Many of our clients are asking what negative impact Washington is having on the markets.  Just how much attention is Wall Street paying to the political uncertainty?  We believe that markets are paying about as much attention to politics as your teenage son or daughter pays to the advice you so lovingly provide.  That is to say, not much.  By and large, the markets are ignoring all shapes and sizes of political news, both the “minor inconvenience” and the “catastrophic calamity”.  We believe instead that markets are being driven by two things, corporate earnings and global growth.

It is very easy to get caught up in the emotion, hype, and “stress eat”, if you will, and ignore the financial information right in front of you. So, let’s take a break from the politics and look at some key factors that are contributing to the strong earnings and global growth picture. 

A recent Fidelity Investments economic update noted the following as having contributed to growth seen in both US and international stock markets: a synchronized global expansion, low inflation, extremely low market volatility and a weaker US dollar.  Despite what one might fear when listening to the news, global trade is at its highest level since 2011 and nearly 90% of countries are reporting higher export orders than a year ago.  European economies are experiencing growth as political risk eases, China’s economy is steady, and the US economy benefits from this global improvement.  The weaker US dollar has also contributed to corporate earnings growth for many global companies. 

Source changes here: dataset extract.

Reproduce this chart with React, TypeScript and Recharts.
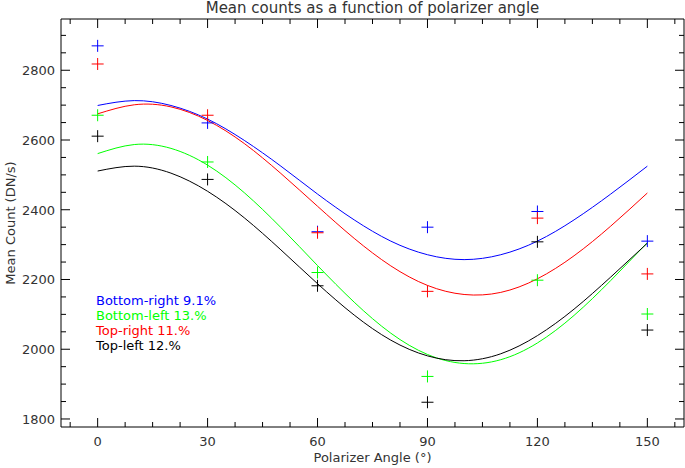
import React from 'react';
import { ComposedChart, Line, Scatter, XAxis, YAxis } from 'recharts';

// measured angles (deg) and mean counts per quadrant
const angles = [0, 30, 60, 90, 120, 150];
const bottomRight = [2870, 2649, 2337, 2350, 2395, 2310];
const bottomLeft = [2671, 2537, 2220, 1922, 2198, 2101];
const topRight = [2818, 2671, 2334, 2166, 2376, 2216];
const topLeft = [2611, 2487, 2182, 1848, 2308, 2055];

const fitAngles = [0, 10, 20, 30, 40, 50, 60, 70, 80, 90, 100, 110, 120, 130, 140, 150];
const fitBottomRight = [2699, 2713, 2699, 2660, 2599, 2525, 2445, 2371, 2310, 2271, 2257, 2271, 2310, 2371, 2445, 2525];
const fitBottomLeft = [2561, 2587, 2576, 2528, 2449, 2349, 2240, 2135, 2046, 1985, 1959, 1970, 2018, 2097, 2197, 2306];
const fitTopRight = [2675, 2701, 2695, 2656, 2590, 2504, 2410, 2318, 2239, 2183, 2157, 2163, 2202, 2268, 2353, 2448];
const fitTopLeft = [2511, 2525, 2505, 2453, 2377, 2285, 2188, 2098, 2026, 1981, 1967, 1987, 2039, 2115, 2207, 2304];

const xLabels = [0, 30, 60, 90, 120, 150];
const xTicks = [-7.5, 0, 7.5, 15, 22.5, 30, 37.5, 45, 52.5, 60, 67.5, 75, 82.5, 90, 97.5, 105, 112.5, 120, 127.5, 135, 142.5, 150, 157.5];
const yLabels = [1800, 2000, 2200, 2400, 2600, 2800];
const yTicks = [1800, 1850, 1900, 1950, 2000, 2050, 2100, 2150, 2200, 2250, 2300, 2350, 2400, 2450, 2500, 2550, 2600, 2650, 2700, 2750, 2800, 2850, 2900];

const series = [
  { name: 'Bottom-right 9.1%', color: '#0000ff', pts: bottomRight, fit: fitBottomRight },
  { name: 'Bottom-left 13.%', color: '#00ff00', pts: bottomLeft, fit: fitBottomLeft },
  { name: 'Top-right 11.%', color: '#ff0000', pts: topRight, fit: fitTopRight },
  { name: 'Top-left 12.%', color: '#000000', pts: topLeft, fit: fitTopLeft },
];

const FONT = '"DejaVu Sans", sans-serif';
const TXT = '#333';

const Plus = (props: any) => {
  const { cx, cy, fill } = props;
  if (cx == null || cy == null) return null;
  return (
    <g stroke={fill} strokeWidth={1}>
      <line x1={cx - 6} x2={cx + 6} y1={cy} y2={cy} />
      <line x1={cx} x2={cx} y1={cy - 6} y2={cy + 6} />
    </g>
  );
};

const tickFor = (side: 'left' | 'right' | 'top' | 'bottom', labels: number[]) => (props: any) => {
  const { x, y, payload } = props;
  const major = labels.includes(payload.value);
  const len = major ? 9 : 5;
  if (side === 'left') {
    return (
      <g>
        <line x1={x} x2={x + len} y1={y} y2={y} stroke="#000" />
        {major && (
          <text x={x - 6} y={y + 5} textAnchor="end" fontSize={13} fontFamily={FONT} fill={TXT}>
            {payload.value}
          </text>
        )}
      </g>
    );
  }
  if (side === 'right') return <line x1={x} x2={x - len} y1={y} y2={y} stroke="#000" />;
  if (side === 'top') return <line x1={x} x2={x} y1={y} y2={y + len} stroke="#000" />;
  return (
    <g>
      <line x1={x} x2={x} y1={y} y2={y - len} stroke="#000" />
      {major && (
        <text x={x} y={y + 19} textAnchor="middle" fontSize={13} fontFamily={FONT} fill={TXT}>
          {payload.value}
        </text>
      )}
    </g>
  );
};

export default function App() {
  return (
    <div style={{ position: 'absolute', left: 0, top: 0, width: 685, height: 468, background: '#fff', fontFamily: FONT }}>
      <div style={{ position: 'absolute', left: 61, width: 623, top: 0, textAlign: 'center', fontSize: 15, color: TXT, lineHeight: '17px' }}>
        Mean counts as a function of polarizer angle
      </div>
      <ComposedChart width={685} height={468} margin={{ top: 18, right: 0, bottom: 0, left: 0 }}>
        <XAxis xAxisId="b" type="number" dataKey="x" domain={[-10, 160]} ticks={xTicks} interval={0}
          allowDataOverflow tickLine={false} tickSize={0} tickMargin={0} height={41} stroke="#000"
          tick={tickFor('bottom', xLabels)} />
        <XAxis xAxisId="t" orientation="top" type="number" dataKey="x" domain={[-10, 160]} ticks={xTicks} interval={0}
          allowDataOverflow tickLine={false} tickSize={0} tickMargin={0} height={1} stroke="#000"
          tick={tickFor('top', xLabels)} />
        <YAxis yAxisId="l" type="number" domain={[1777, 2947]} ticks={yTicks} interval={0}
          allowDataOverflow tickLine={false} tickSize={0} tickMargin={0} width={61} stroke="#000"
          tick={tickFor('left', yLabels)} />
        <YAxis yAxisId="r" orientation="right" type="number" domain={[1777, 2947]} ticks={yTicks} interval={0}
          allowDataOverflow tickLine={false} tickSize={0} tickMargin={0} width={1} stroke="#000"
          tick={tickFor('right', yLabels)} />
        {series.map((s) => (
          <Line key={'f' + s.name} xAxisId="b" yAxisId="l" type="natural" dataKey="y"
            data={fitAngles.map((a, i) => ({ x: a, y: s.fit[i] }))}
            stroke={s.color} strokeWidth={1} dot={false} activeDot={false} isAnimationActive={false} />
        ))}
        {series.map((s) => (
          <Scatter key={'p' + s.name} xAxisId="b" yAxisId="l" dataKey="y"
            data={angles.map((a, i) => ({ x: a, y: s.pts[i] }))}
            fill={s.color} shape={<Plus />} isAnimationActive={false} />
        ))}
      </ComposedChart>
      <div style={{ position: 'absolute', left: 3, top: 223, width: 0, height: 0 }}>
        <div style={{ position: 'absolute', left: -80, top: -8, width: 160, textAlign: 'center', fontSize: 13, lineHeight: '16px', color: TXT, transform: 'rotate(-90deg) translateY(8px)', transformOrigin: '50% 50%', whiteSpace: 'nowrap' }}>
          Mean Count (DN/s)
        </div>
      </div>
      <div style={{ position: 'absolute', left: 61, width: 623, top: 450, textAlign: 'center', fontSize: 13, color: TXT }}>
        Polarizer Angle (°)
      </div>
      <div style={{ position: 'absolute', left: 96, top: 294, fontSize: 13, lineHeight: '14.9px' }}>
        {series.map((s) => (
          <div key={s.name} style={{ color: s.color }}>{s.name}</div>
        ))}
      </div>
    </div>
  );
}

On the home front, even after the Federal Reserve has raised short-term interest rates two times this year, long-term interest rates are lower now than where they began the year.  Both US stocks and bonds have performed well, apart from energy and telecom.  Strong corporate earnings and low inflation are providing a stable backdrop for the Fed to seriously discuss the unwinding of their balance sheet.  If you remember back to the financial crisis, “The balance sheets of the four-major advanced-economy central banks—the U.S. Federal Reserve (Fed), European Central Bank, Bank of Japan, and Bank of England—have more than quadrupled since the global financial crisis due to trillions of dollars of quantitative-easing asset purchases.”  That was then—central banks rapidly buying bonds.  This is now—central banks slowly getting rid of bonds. This “unwinding” will effectively tighten monetary policy, or take money out of the system.  We will have to pay close attention as this move by the Fed could increase market volatility.

So, despite the steady diet of political media reporting, it appears that financial markets are more focused on how companies and countries alike are showing continued growth.  With a low volatility environment, inflation in check and global demand at relatively high levels, we believe our clients are being rewarded for maintaining their current portfolio allocations. 

We realize that emotions do play a large part in one’s outlook and that it is easy to forget the basics while focusing on the sensational.  Washington will eventually get its act together.  In the meantime, earnings and global growth can be the two main ingredients that merit our attention, and the rest can be left to the politics of the day.